I headed northwest to see what I could see. An hour later, I was driving up St. Albert Trail towards Morinville. As I drove through St. Albert, their New Year’s Eve fireworks were going on and I wondered if I should stop and take in their beauty. I felt pulled, but I felt God say, “That’s man’s display – my display is better – come.” So, I gassed up in Morinville and headed further north. As I drove, I saw a large arc in the sky that was clearly northern lights, but it was too far off in the distance. Abandoning the chase and disappointed, I drove back south to Evangel for their New Year’s Eve service and was pleased to find my friend and her husband there, as well as some friends from school and church. The service was attended by people from a wide variety of cultures and our voices rose together in a truly joyful noise. Testimonies of pain overcome and blessings received and of God’s faithfulness were spoken out to encourage us all going forward. If there were any among us who were struggling, we certainly got to hear how God can turn that around, even against all odds! Then a service by two pastors and their insights with regards to the question: “Are we living in the end times?” A time of prayer at the altar, goodbyes said to my friends, and I returned home.
It was now 12:46 am on January 1, 2016. I checked an online application (aurorawatch.ca) to see if the lights were still supposed to be visible. Unbelievable – the probability was at 80%. I had to try again. I made a cup of yummy Bengal Spice tea and headed back out to my vehicle and back out on the roads. Was I crazy? I have never liked driving on New Year’s Eve, so really don’t usually go out on that night. Sure enough, it looked like mid-morning traffic on the roads – lots of cars. But I refused to give in to the fear and drove on – chasing the light.

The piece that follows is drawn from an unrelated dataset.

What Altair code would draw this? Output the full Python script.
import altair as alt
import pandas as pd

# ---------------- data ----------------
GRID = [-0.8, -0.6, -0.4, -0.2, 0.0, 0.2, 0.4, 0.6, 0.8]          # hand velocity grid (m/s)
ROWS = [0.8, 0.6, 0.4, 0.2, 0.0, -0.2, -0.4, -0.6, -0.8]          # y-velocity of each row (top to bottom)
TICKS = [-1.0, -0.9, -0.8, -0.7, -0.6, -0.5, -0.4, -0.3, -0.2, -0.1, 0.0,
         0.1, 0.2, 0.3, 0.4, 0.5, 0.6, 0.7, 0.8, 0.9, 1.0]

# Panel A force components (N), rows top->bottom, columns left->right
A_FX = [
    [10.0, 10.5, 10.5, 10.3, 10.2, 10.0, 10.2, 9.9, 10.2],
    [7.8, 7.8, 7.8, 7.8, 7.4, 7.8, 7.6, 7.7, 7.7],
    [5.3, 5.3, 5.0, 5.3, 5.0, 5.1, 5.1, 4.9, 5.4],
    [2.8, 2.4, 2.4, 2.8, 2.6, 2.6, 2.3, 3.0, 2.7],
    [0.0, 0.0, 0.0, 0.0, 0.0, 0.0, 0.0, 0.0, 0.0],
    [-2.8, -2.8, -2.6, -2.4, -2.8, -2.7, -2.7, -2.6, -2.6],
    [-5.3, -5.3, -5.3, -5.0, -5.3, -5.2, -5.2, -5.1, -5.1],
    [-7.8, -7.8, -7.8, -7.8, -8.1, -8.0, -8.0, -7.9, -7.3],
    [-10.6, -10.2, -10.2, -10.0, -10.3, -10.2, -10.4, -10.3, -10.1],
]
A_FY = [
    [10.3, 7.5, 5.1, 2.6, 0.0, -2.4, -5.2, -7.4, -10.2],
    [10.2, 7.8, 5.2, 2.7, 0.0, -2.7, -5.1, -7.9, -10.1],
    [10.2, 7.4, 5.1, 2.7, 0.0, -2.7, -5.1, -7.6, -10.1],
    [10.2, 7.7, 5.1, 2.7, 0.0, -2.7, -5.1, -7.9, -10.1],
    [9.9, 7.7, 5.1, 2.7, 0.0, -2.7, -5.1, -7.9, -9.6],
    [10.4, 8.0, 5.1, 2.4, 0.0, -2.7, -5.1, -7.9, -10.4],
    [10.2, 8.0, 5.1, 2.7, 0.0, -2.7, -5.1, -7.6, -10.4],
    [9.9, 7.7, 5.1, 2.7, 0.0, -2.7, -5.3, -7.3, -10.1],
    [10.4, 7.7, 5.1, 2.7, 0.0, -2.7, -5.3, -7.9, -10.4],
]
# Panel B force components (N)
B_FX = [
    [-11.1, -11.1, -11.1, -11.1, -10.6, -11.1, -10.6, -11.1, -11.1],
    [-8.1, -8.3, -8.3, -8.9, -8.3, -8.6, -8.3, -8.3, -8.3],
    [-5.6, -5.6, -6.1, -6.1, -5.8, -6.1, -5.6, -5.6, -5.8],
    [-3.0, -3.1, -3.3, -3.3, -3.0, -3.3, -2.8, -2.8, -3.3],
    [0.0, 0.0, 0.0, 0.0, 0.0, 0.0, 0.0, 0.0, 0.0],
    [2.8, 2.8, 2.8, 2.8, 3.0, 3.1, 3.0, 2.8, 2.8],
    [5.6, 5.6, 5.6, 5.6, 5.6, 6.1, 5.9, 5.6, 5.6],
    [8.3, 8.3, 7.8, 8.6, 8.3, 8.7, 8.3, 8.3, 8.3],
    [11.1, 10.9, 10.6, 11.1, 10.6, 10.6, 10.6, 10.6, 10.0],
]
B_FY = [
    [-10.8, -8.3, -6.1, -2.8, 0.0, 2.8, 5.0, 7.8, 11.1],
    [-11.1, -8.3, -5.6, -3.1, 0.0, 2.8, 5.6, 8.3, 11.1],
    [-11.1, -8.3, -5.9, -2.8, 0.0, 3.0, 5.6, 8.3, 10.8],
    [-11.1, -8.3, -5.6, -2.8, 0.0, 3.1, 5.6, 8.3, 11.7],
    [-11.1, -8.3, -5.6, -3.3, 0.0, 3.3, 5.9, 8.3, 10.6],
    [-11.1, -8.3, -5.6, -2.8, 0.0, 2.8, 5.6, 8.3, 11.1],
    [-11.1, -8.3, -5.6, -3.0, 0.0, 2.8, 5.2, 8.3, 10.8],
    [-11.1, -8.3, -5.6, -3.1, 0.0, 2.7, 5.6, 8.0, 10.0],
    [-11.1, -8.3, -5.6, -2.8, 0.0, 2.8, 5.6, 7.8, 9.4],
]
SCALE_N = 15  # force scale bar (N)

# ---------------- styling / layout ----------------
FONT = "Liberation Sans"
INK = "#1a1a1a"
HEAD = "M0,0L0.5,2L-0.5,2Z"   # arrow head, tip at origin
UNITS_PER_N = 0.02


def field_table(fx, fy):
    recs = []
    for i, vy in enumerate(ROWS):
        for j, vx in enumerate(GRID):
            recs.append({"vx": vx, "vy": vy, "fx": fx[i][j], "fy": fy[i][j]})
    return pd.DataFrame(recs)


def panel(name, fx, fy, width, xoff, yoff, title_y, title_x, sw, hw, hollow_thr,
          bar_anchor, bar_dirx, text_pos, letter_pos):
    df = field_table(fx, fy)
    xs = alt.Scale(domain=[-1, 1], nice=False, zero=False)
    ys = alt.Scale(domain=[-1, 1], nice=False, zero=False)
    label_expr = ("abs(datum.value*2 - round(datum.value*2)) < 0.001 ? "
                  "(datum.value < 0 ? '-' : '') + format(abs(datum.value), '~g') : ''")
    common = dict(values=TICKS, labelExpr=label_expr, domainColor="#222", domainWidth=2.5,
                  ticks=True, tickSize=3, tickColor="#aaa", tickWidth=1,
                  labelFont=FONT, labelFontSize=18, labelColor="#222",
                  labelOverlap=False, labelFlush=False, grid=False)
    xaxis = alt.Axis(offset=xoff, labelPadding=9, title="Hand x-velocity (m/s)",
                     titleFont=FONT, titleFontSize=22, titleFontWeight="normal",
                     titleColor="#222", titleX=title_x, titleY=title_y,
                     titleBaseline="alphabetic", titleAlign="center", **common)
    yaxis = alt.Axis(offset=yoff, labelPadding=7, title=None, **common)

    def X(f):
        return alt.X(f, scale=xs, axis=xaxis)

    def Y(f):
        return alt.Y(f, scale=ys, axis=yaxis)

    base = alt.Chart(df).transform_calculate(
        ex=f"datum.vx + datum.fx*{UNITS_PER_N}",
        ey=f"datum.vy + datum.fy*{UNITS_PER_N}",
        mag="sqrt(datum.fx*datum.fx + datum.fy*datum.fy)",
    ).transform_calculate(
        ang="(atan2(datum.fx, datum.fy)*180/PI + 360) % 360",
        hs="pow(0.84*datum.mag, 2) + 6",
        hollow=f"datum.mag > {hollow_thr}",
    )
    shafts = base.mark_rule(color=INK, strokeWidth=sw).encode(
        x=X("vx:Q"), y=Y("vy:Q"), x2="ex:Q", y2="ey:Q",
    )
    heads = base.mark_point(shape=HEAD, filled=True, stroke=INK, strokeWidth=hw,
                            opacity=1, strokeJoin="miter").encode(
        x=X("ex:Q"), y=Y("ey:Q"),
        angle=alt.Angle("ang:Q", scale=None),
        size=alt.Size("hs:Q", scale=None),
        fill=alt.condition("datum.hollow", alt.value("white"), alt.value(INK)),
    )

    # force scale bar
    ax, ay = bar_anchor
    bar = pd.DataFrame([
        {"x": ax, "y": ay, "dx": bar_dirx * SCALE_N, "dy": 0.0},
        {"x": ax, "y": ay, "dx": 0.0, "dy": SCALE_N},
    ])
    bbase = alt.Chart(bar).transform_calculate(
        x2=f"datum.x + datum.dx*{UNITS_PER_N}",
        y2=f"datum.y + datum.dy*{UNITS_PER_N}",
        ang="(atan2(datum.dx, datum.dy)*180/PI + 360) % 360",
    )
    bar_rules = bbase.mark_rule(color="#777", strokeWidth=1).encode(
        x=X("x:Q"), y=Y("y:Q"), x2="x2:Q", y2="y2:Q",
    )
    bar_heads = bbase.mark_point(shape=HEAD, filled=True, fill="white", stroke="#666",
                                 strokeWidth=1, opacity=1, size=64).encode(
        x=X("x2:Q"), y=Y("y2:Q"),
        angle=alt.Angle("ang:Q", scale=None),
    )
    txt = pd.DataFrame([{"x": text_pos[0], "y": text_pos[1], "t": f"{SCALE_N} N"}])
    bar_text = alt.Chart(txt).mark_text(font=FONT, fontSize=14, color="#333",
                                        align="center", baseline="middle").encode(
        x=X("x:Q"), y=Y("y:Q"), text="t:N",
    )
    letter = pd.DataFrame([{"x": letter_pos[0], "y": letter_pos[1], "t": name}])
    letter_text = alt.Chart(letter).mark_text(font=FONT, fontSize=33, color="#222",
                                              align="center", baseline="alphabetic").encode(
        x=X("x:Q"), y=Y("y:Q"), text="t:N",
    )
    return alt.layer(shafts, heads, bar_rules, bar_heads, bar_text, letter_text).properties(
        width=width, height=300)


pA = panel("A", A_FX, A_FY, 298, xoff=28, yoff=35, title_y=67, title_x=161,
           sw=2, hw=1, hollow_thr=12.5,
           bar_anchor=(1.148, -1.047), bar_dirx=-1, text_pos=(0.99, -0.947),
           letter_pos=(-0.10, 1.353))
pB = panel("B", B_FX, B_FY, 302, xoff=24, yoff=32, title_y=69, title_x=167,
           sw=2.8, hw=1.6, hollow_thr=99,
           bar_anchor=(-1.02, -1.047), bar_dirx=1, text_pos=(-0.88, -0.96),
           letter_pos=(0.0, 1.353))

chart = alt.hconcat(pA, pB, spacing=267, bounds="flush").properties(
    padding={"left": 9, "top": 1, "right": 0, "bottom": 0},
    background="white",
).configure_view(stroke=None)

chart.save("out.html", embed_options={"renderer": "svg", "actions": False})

This time, I ended up driving 100 km north on Route 28. I drove well past Lily Lake Village Resort. There was lots of traffic on the way, but the final 20 km or so was pretty sparsely driven. As I drove away from the city, it got very dark. Fears crept in. What if I crash – who will know? What if my car dies? What if I choose to drive down a road that ends right where the boogey-man is waiting for his next victim? Nobody knows where I am – what if I need help? It was very dark and the arc – its shape morphing subtly as I drove towards it, was beautiful, though not as spectacular as the event a couple of weeks ago. I looked out my window towards the west. And that made it all worthwhile. It is a very hard thing to explain, but it seemed as if I was IN the light. Tendrils of gossamer light reached down from the sky to earth, seemingly creating a thin place or a portal to the heavens – an ethereal forest of light beams of varying lengths and densities. Of course I was driving with my window open to see better and I imagined reaching up and touching the light. It felt like I was in a C.S. Lewis Chronicles of Narnia story or another fairy-tale adventure story. I drove along wondering what would happen next.

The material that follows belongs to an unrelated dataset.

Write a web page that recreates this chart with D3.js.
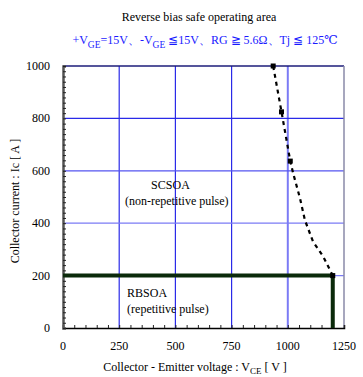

I don’t know how far I would have gone if the road had not come to an end. Marvelling at the light in the darkness, thanking God for the beauty of his Creation was keeping me busy and happy as I continued my northern bound venture. But the road did indeed come to an end and there was no boogey-man there. So, I turned around and began the long trek home.
Somehow driving home I felt happy, satisfied, full and at peace – a far cry from the distraught feelings earlier in the day. I don’t know why. Maybe I just needed to see some friends. Maybe I needed to get my study plan settled. Maybe, just maybe, I need to make sure I carve out time to meet up with God in the beauty of his Creation without any other distractions around.